Other infrequent treats were Lyons Fruit Pies, appearing on our tea table intermittently, never a whole one each, and cut reverently in half for my brother and me to share. It only occurred to me recently that my mother never appeared to partake of these occasional treats and I imagine that could only be because of the cost. An annual delight that all of us did take part in was the making and eating of pancakes on Shrove Tuesday, served deliciously with the juice of a lemon and a sprinkling of sugar. Other festive food included Hot cross buns appearing without fail in time for Easter, though we never made our own, and usually we were also given a small chocolate egg like every other child in the street.

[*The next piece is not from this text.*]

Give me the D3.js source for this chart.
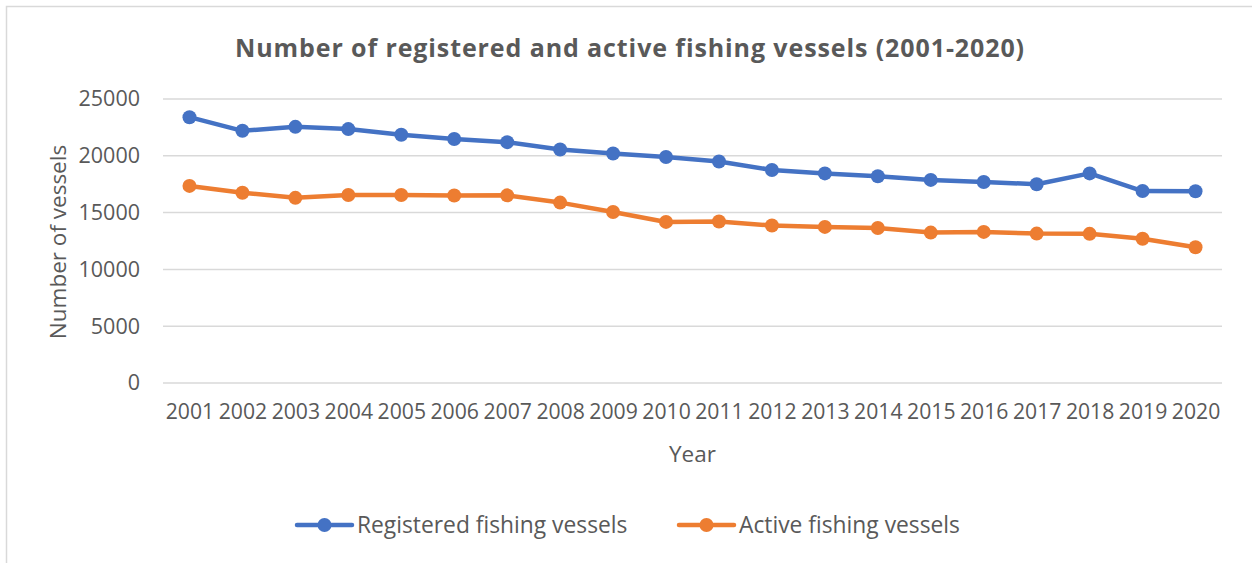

Throughout my childhood there were some foods that were completely free such as Hop Tops, Cobnuts, Chestnuts, Blackberries and Crab Apples and if you could face it, Hedgehogs. But you had to make the effort to collect them which of course we did with enthusiasm except for the Hedgehogs which were usually left to my Grandmother who was more resilient about the fate of small mammals. There were also foods that were purloined on a seasonal basis from local farmers such as Apples, Pears, Cherries, Peas, Beans and New Potatoes and we viewed these thefts less as pilfering and more as a Right passed down via generations before us.
Now looking back over those years between the mid 1940s and the mid 1950s I have come to realise that there were a number of typical Kentish dishes that I never came across. No member of our large extended family seemed to make, have any interest in making or the necessary knowledge as to how to make local delights such as Gypsy Tart, Kentish Pudding Pie, Cherry Batter Pudding or Lenten Pie. Others spring to mind also, but they all remained a mystery to me and I only tried them decades later as an adult with the assistance of a suitable cookery book. If she was still alive, Old Nan would undoubtedly say that this was because they were foods that only Toffs & Nobs ate but somehow I don’t believe that.